G E R E K Ç E: Dava; kıymetli evraktan ötürü borçlu olunmadığına dair açılan menfi tespit davasıdır. Davacılar tarafından zayi olduğu ve üzerindeki imzanın davacı … Limited Şirketi yetkilisine ait olmadığı iddia edilen çekin icra takibine konu edilmemesi, icra takibine konu edilmişse takibin durdurulması için ihtiyati tedbir kararı talep edilmesi üzerine Mahkemece “İİK’nın 72/2. maddesi uyarınca icra takibine başlanmadan önce açılan menfi tespit davalarında talep üzerine takibin durdurulmasına karar verilebileceğinden ihtiyati tedbir talebinin %20 oranında teminat mukabilinde kabulüne; ihtiyati tedbir talebinin KABULÜ ile; dava konusu … Uncalı/Antalya Şubesine ait, 28/02/2023 tarihli, … çek numaralı, 50.000,00 TL bedelli çekin dava tarihi olan 02/03/2023 tarihi itibarıyla icra takibine konu edilmemesine, dava konusu çekin 02/03/2023 dava tarihinden sonra icra takibine konu edilmiş ise icra takibinin durdurulmasına,” karar verilmiş, davalılardan … Anonim Şirketi’nin karara itiraz etmesi üzerine duruşma yapılarak, itirazın reddine karar verilmiş, davalı … Anonim Şirketi’nin vekili karara karşı istinaf yargı yoluna başvurulmuştur. İstinaf incelemesi, HMK’nın 355. maddesi gereğince, ileri sürülen istinaf başvuru nedenleri ve kamu düzeni yönüyle sınırlı olarak yapılmıştır.
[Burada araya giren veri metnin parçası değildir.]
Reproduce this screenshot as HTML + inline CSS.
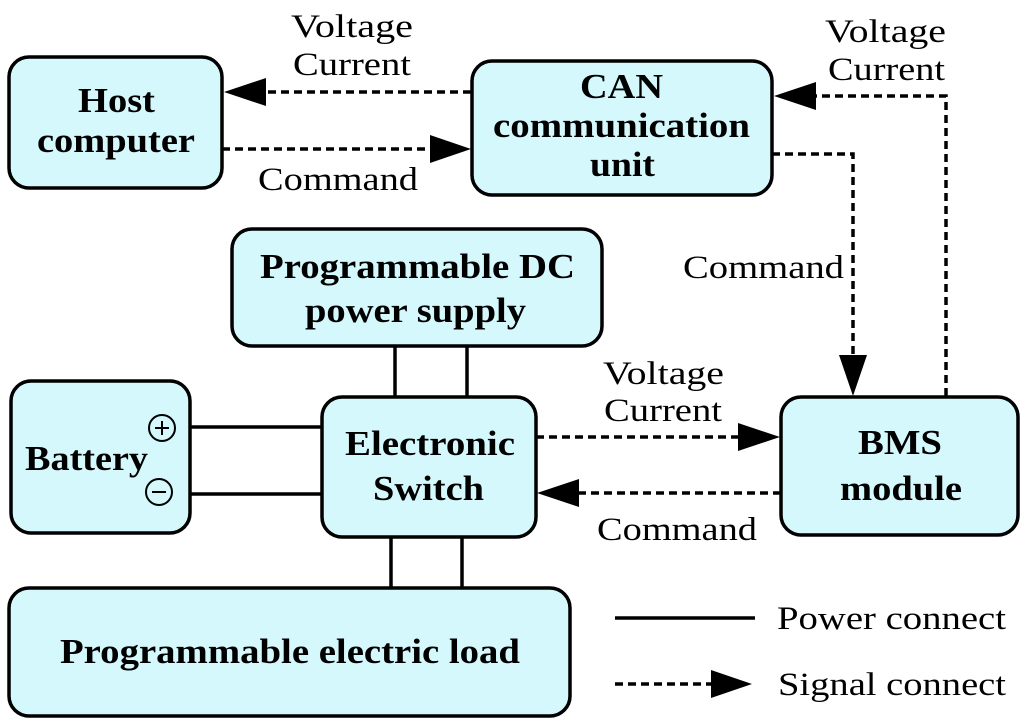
<!DOCTYPE html>
<html><head><meta charset="utf-8"><style>
html,body{margin:0;padding:0;background:#fff}
svg{display:block}
text{font-family:"Liberation Serif",serif}
.b{font-weight:bold;font-size:35px}
.r{font-size:33px}
</style></head><body>
<svg width="1024" height="724" viewBox="0 0 1024 724" xmlns="http://www.w3.org/2000/svg">
<g fill="#d4f8fc" stroke="#000" stroke-width="3.5">
<rect x="9" y="57" width="213" height="131" rx="20"/>
<rect x="472" y="61" width="300" height="134" rx="20"/>
<rect x="232" y="229" width="370" height="117" rx="20"/>
<rect x="11" y="381" width="179" height="152" rx="20"/>
<rect x="322" y="397" width="214" height="140" rx="20"/>
<rect x="9" y="588" width="561" height="128" rx="20"/>
<rect x="781" y="397" width="237" height="138" rx="20"/>
</g>
<g stroke="#000" stroke-width="3.5" fill="none">
<line x1="395" y1="346" x2="395" y2="397"/>
<line x1="467" y1="346" x2="467" y2="397"/>
<line x1="391" y1="537" x2="391" y2="588"/>
<line x1="462" y1="537" x2="462" y2="588"/>
<line x1="190" y1="427" x2="322" y2="427"/>
<line x1="190" y1="494" x2="322" y2="494"/>
<line x1="615" y1="618" x2="755" y2="618"/>
</g>
<g stroke="#000" stroke-width="3.5" fill="none" stroke-dasharray="8,5">
<line x1="471" y1="92" x2="264" y2="92"/>
<line x1="222" y1="149" x2="432" y2="149"/>
<polyline points="946,396 946,96 814,96"/>
<polyline points="772,154 853,154 853,358"/>
<line x1="536" y1="437" x2="740" y2="437"/>
<line x1="781" y1="493" x2="578" y2="493"/>
<line x1="615" y1="684" x2="714" y2="684"/>
</g>
<g fill="#000">
<polygon points="224,92 266,78 266,106"/>
<polygon points="471,149 430,135 430,163"/>
<polygon points="774,96 816,82 816,110"/>
<polygon points="853,396 839,355 867,355"/>
<polygon points="780,437 738,423 738,451"/>
<polygon points="537,493 579,479 579,507"/>
<polygon points="752,684 711,670 711,698"/>
</g>
<g fill="none" stroke="#000" stroke-width="2">
<circle cx="162" cy="428" r="13"/>
<circle cx="159" cy="492" r="13"/>
<line x1="155" y1="428" x2="169" y2="428"/><line x1="162" y1="421" x2="162" y2="435"/>
<line x1="152" y1="492" x2="166" y2="492"/>
</g>
<g lengthAdjust="spacingAndGlyphs">
<text class="b" x="78" y="112" textLength="77" lengthAdjust="spacingAndGlyphs">Host</text>
<text class="b" x="37" y="152" textLength="158" lengthAdjust="spacingAndGlyphs">computer</text>
<text class="b" x="580" y="98" textLength="83" lengthAdjust="spacingAndGlyphs">CAN</text>
<text class="b" x="493" y="137" textLength="257" lengthAdjust="spacingAndGlyphs">communication</text>
<text class="b" x="590" y="176" textLength="65" lengthAdjust="spacingAndGlyphs">unit</text>
<text class="b" x="260" y="278" textLength="315" lengthAdjust="spacingAndGlyphs">Programmable DC</text>
<text class="b" x="305" y="322" textLength="221" lengthAdjust="spacingAndGlyphs">power supply</text>
<text class="b" x="25" y="470" textLength="123" lengthAdjust="spacingAndGlyphs">Battery</text>
<text class="b" x="345" y="455" textLength="170" lengthAdjust="spacingAndGlyphs">Electronic</text>
<text class="b" x="373" y="500" textLength="111" lengthAdjust="spacingAndGlyphs">Switch</text>
<text class="b" x="858" y="454" textLength="84" lengthAdjust="spacingAndGlyphs">BMS</text>
<text class="b" x="840" y="500" textLength="122" lengthAdjust="spacingAndGlyphs">module</text>
<text class="b" x="60" y="663" textLength="460" lengthAdjust="spacingAndGlyphs">Programmable electric load</text>
<text class="r" x="291" y="37" textLength="122" lengthAdjust="spacingAndGlyphs">Voltage</text>
<text class="r" x="293" y="75" textLength="118" lengthAdjust="spacingAndGlyphs">Current</text>
<text class="r" x="258" y="190" textLength="160" lengthAdjust="spacingAndGlyphs">Command</text>
<text class="r" x="825" y="42" textLength="121" lengthAdjust="spacingAndGlyphs">Voltage</text>
<text class="r" x="828" y="80" textLength="117" lengthAdjust="spacingAndGlyphs">Current</text>
<text class="r" x="683" y="278" textLength="161" lengthAdjust="spacingAndGlyphs">Command</text>
<text class="r" x="603" y="384" textLength="121" lengthAdjust="spacingAndGlyphs">Voltage</text>
<text class="r" x="604" y="421" textLength="118" lengthAdjust="spacingAndGlyphs">Current</text>
<text class="r" x="597" y="540" textLength="160" lengthAdjust="spacingAndGlyphs">Command</text>
<text class="r" x="777" y="629" textLength="229" lengthAdjust="spacingAndGlyphs">Power connect</text>
<text class="r" x="778" y="695" textLength="228" lengthAdjust="spacingAndGlyphs">Signal connect</text>
</g>
</svg>
</body></html>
Dosya incelendiğinde; çeki keşide eden davacı … Sanayi ve Ticaret Limited Şirketi tarafından imza inkarında bulunulmadığı, çekte lehtar ve ilk ciranta olan davacı … Ticaret Limited Şirketi tarafından imza inkarında bulunulduğu, ancak çekteki imzanın imza inkarında bulunan davacı şirketin yetkilisine ait olmadığına dair dosyaya bir delil sunulmadığı, iddianın yaklaşık olarak ispat edilemediği, bu nedenle çeki ciro yoluyla devralan son hamil davalı … Anonim Şirket’nin ihtiyati tedbir kararına yaptığı itirazda haklı olduğu, bu davalı yönünden tedbirin kaldırılması gerektiği anlaşılmakla, davalının istinaf talebinin kabulüne, İstanbul 8. Asliye Ticaret Mahkemesi’nin tarihli 26/04/2023 tarihli, 2023/145 E. sayılı ara kararının kaldırılmasına, yeniden yargılama yapılması gerekmediğinden hüküm kurularak, davalı … Anonim Şirketi’nin ihtiyati tedbir kararına yapmış olduğu itirazın kabulüne, İstanbul 8. Asliye Ticaret Mahkemesi 07/03/2023 tarihli 2023/145 sayılı ihtiyati tedbir kararının itiraz eden … Anonim Şirketi için kaldırılmasına karar vermek gerekmiştir.
H Ü K Ü M: Yukarıda açıklanan gerekçe ile: 1-Davalı … Anonim Şirketi vekilinin istinaf isteminin esastan KABULÜNE, 2-6100 sayılı HMK.’nın 353/1-b-2 maddesi gereğince İSTANBUL 8. ASLİYE TİCARET MAHKEMESİ’nin 26/04/2023 tarihli 2023/145 E. sayılı kararının KALDIRILMASINA, … Anonim Şirketi’nin ihtiyati tedbir kararına yapmış olduğu itirazın kabulüne, İstanbul 8. Asliye Ticaret Mahkemesi 07/03/2023 tarihli 2023/145 sayılı ihtiyati tedbir kararının itiraz eden … Anonim Şirketi için kaldırılmasına, 3-İstinaf yargılaması yönünden; a-Davalı … AŞ vekilinin istinaf talebi kabul edildiğinden, istinaf peşin harcının talep halinde iadesine, b-İstinaf yargılaması sırasında davalı tarafından yapılan 492,00 TL istinaf yoluna başvurma harcı, 3,50 TL tebligat ve posta gideri olmak üzere toplam 495,50 TL’nin davacılardan alınarak davalı … AŞ’ye verilmesine, c-İstinaf incelemesi duruşmasız yapıldığından avukatlık ücreti takdirine yer olmadığına, ç-Artan gider avanslarının karar kesinleştiğinde ve talep halinde ilk derece mahkemesince taraflara iadesine, Dair, dosya üzerinde yapılan inceleme sonucu 20/10/2023 tarihinde oy birliği ile kesin olarak karar verildi.